From the first line of the data below through the line holding "(0,0) rectangle (713,380);", output each line exactly and leave the pictures out.
+ + +
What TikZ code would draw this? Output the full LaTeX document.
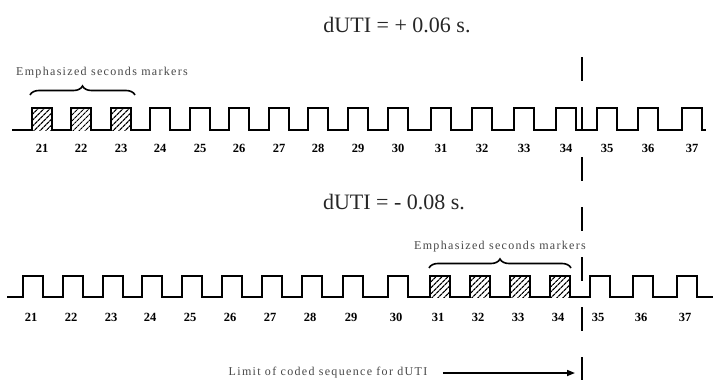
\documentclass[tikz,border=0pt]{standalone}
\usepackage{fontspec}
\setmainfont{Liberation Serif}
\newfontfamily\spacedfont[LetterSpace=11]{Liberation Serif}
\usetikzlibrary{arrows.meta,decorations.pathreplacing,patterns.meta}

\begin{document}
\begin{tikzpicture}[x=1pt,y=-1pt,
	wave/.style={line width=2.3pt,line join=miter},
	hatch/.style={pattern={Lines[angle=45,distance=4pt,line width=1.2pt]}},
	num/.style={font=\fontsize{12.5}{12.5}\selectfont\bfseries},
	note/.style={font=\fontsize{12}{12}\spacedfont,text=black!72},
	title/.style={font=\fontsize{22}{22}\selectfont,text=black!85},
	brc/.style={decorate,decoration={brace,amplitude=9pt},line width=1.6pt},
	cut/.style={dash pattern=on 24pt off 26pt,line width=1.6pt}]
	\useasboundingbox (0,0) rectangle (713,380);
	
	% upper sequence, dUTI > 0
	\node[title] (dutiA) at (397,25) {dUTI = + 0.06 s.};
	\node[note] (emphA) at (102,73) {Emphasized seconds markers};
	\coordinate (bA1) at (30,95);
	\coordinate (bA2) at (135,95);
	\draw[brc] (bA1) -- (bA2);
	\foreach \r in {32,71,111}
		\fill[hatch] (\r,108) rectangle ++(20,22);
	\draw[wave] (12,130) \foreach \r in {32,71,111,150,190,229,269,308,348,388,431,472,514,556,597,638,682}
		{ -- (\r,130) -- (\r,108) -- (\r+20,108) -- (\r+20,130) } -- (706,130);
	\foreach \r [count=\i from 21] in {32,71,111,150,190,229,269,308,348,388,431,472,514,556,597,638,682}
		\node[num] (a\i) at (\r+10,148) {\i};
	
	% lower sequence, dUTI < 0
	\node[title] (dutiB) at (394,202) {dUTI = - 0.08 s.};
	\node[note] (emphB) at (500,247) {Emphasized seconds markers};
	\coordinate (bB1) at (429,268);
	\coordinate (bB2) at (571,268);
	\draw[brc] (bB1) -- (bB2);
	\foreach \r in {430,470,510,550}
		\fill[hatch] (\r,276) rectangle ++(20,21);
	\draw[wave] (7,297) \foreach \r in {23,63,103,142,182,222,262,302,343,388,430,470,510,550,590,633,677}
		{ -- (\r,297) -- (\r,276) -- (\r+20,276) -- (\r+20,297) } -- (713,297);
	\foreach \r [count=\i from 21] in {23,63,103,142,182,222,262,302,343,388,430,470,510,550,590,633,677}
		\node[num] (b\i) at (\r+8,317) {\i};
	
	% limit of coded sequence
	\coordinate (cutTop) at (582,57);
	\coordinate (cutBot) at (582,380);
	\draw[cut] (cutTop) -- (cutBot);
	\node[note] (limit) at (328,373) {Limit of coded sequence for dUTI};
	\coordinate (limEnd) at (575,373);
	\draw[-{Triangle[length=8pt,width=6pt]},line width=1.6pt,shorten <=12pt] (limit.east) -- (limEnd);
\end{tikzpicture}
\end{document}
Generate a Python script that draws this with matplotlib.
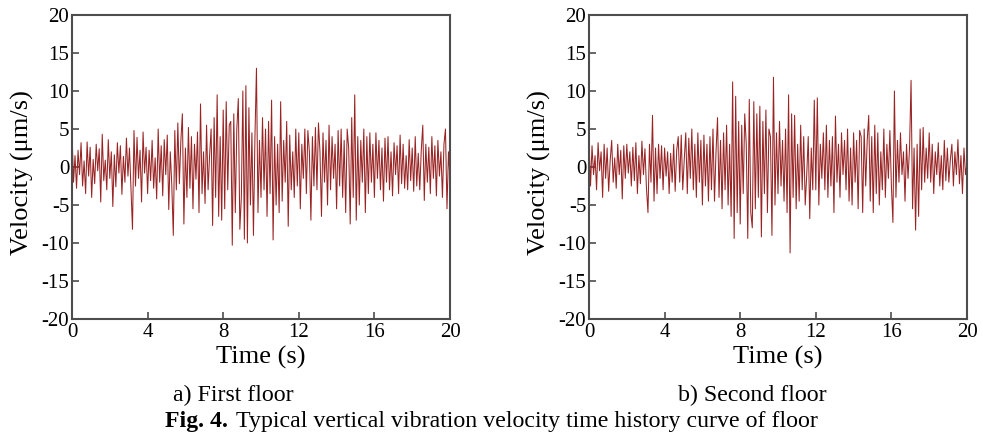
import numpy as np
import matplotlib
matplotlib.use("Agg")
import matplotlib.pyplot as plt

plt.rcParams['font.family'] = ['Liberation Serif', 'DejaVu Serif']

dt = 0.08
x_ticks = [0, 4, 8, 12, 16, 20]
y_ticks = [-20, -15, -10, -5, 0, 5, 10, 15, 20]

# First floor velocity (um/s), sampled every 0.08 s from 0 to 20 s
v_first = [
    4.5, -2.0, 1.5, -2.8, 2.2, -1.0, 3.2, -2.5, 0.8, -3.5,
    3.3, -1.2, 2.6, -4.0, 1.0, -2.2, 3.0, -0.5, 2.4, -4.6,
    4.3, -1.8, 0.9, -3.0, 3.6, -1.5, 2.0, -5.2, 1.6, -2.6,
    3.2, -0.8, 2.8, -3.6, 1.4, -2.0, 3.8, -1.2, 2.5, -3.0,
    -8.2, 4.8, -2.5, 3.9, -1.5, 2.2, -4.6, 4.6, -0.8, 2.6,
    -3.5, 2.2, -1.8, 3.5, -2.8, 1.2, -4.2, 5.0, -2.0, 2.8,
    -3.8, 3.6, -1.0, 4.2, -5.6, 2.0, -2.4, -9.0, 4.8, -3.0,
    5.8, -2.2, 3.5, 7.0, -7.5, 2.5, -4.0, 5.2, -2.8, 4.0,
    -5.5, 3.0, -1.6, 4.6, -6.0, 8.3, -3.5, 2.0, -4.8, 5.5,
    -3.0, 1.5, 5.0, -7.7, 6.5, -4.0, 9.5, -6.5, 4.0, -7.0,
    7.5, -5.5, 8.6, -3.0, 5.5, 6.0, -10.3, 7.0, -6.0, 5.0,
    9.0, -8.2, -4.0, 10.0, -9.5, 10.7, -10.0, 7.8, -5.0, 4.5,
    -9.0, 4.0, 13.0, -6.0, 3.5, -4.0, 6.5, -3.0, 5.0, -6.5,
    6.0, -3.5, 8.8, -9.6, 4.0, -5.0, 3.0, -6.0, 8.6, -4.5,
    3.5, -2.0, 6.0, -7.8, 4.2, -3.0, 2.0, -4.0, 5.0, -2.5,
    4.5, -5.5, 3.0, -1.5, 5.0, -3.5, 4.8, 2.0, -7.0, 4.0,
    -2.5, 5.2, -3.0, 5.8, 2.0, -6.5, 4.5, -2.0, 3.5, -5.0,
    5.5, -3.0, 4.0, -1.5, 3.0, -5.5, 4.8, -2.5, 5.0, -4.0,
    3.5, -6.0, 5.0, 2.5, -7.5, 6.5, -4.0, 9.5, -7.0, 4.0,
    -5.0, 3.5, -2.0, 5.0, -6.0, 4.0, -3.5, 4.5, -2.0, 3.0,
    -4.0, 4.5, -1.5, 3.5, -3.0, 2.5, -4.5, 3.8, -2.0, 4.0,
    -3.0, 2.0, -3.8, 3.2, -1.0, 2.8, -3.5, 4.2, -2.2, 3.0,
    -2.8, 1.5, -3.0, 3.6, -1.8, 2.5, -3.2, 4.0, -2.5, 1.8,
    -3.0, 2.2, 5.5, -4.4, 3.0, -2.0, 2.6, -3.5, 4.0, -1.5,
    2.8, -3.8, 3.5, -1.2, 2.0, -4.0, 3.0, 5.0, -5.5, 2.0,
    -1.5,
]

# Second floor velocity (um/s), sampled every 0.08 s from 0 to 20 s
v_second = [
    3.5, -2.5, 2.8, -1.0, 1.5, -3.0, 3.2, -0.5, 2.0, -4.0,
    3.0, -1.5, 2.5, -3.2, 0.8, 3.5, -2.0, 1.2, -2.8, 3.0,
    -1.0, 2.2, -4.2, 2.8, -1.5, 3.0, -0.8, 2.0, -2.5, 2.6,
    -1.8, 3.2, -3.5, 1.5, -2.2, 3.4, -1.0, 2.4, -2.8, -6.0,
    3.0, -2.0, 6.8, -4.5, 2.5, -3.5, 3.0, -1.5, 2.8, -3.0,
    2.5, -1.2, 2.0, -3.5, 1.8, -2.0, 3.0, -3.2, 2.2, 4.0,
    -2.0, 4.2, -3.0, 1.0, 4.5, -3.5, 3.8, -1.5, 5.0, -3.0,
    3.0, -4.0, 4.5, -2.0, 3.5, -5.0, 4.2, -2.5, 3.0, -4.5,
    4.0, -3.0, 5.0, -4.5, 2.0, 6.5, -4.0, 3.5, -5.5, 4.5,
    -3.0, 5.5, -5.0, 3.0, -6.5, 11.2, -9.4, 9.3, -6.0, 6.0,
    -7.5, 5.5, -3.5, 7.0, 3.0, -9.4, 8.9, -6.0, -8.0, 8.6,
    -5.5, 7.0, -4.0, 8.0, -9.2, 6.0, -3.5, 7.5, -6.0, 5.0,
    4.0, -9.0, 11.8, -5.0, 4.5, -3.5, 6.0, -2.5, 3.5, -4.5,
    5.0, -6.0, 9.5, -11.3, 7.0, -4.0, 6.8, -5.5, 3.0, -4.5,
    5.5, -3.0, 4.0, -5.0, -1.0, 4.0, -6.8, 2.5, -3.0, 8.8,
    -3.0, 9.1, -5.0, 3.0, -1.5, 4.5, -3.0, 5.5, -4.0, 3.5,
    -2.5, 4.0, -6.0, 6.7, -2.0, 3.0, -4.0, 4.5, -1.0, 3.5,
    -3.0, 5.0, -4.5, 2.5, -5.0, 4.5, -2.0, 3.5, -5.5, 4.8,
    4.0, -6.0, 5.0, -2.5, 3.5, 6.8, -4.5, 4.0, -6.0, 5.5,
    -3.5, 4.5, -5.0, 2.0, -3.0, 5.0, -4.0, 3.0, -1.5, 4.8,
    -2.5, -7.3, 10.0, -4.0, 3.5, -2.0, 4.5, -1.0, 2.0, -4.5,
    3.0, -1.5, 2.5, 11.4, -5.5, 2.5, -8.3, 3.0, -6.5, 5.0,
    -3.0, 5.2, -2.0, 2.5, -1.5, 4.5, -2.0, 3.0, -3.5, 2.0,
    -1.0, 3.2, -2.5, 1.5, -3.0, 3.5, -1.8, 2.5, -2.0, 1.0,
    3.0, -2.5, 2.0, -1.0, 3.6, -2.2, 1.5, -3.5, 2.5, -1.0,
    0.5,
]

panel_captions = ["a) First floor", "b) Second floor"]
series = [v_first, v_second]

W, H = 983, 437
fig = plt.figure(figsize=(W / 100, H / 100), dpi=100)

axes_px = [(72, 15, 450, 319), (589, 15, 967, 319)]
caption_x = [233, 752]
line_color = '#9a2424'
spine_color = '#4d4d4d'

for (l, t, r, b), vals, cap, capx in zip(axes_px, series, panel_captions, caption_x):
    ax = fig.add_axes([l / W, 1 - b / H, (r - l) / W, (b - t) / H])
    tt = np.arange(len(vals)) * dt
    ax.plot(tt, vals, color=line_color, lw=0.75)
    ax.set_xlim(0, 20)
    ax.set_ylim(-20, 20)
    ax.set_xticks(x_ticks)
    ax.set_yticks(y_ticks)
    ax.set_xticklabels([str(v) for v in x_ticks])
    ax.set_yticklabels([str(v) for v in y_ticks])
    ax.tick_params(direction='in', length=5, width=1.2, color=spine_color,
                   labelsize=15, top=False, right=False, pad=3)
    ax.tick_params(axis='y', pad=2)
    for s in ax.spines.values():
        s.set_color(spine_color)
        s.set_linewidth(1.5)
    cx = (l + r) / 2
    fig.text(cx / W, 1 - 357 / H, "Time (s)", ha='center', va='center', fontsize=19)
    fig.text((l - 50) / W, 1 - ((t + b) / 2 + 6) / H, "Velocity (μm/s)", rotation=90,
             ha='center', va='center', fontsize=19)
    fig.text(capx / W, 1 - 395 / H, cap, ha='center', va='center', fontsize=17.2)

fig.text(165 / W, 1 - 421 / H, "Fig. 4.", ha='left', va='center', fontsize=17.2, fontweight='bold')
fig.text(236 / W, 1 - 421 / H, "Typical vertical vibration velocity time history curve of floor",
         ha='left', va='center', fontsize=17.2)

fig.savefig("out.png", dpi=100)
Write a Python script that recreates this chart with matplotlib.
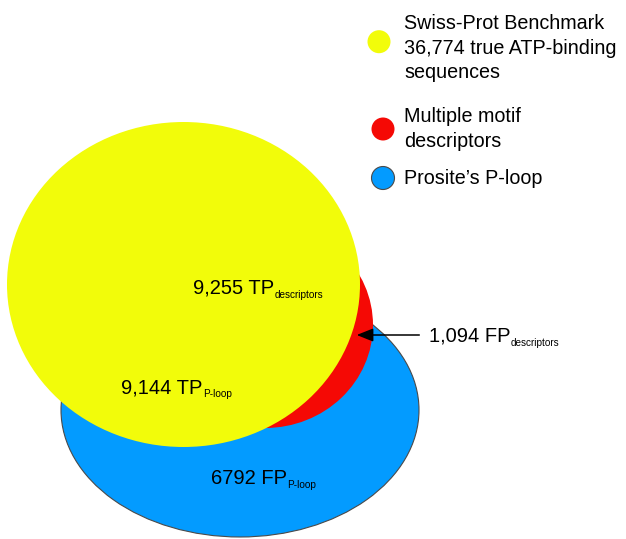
+ + +
▶ _Solution below_:
What TikZ code would draw this? Output the full LaTeX document.
\documentclass[tikz,border=0pt]{standalone}
\usepackage{fontspec}
\setmainfont{Liberation Serif}
\newfontfamily\spacedfont[LetterSpace=11]{Liberation Serif}
\usetikzlibrary{arrows.meta,decorations.pathreplacing,patterns.meta}

\begin{document}
\begin{tikzpicture}[x=1pt,y=-1pt,
	wave/.style={line width=2.3pt,line join=miter},
	hatch/.style={pattern={Lines[angle=45,distance=4pt,line width=1.2pt]}},
	num/.style={font=\fontsize{12.5}{12.5}\selectfont\bfseries},
	note/.style={font=\fontsize{12}{12}\spacedfont,text=black!72},
	title/.style={font=\fontsize{22}{22}\selectfont,text=black!85},
	brc/.style={decorate,decoration={brace,amplitude=9pt},line width=1.6pt},
	cut/.style={dash pattern=on 24pt off 26pt,line width=1.6pt}]
	\useasboundingbox (0,0) rectangle (713,380);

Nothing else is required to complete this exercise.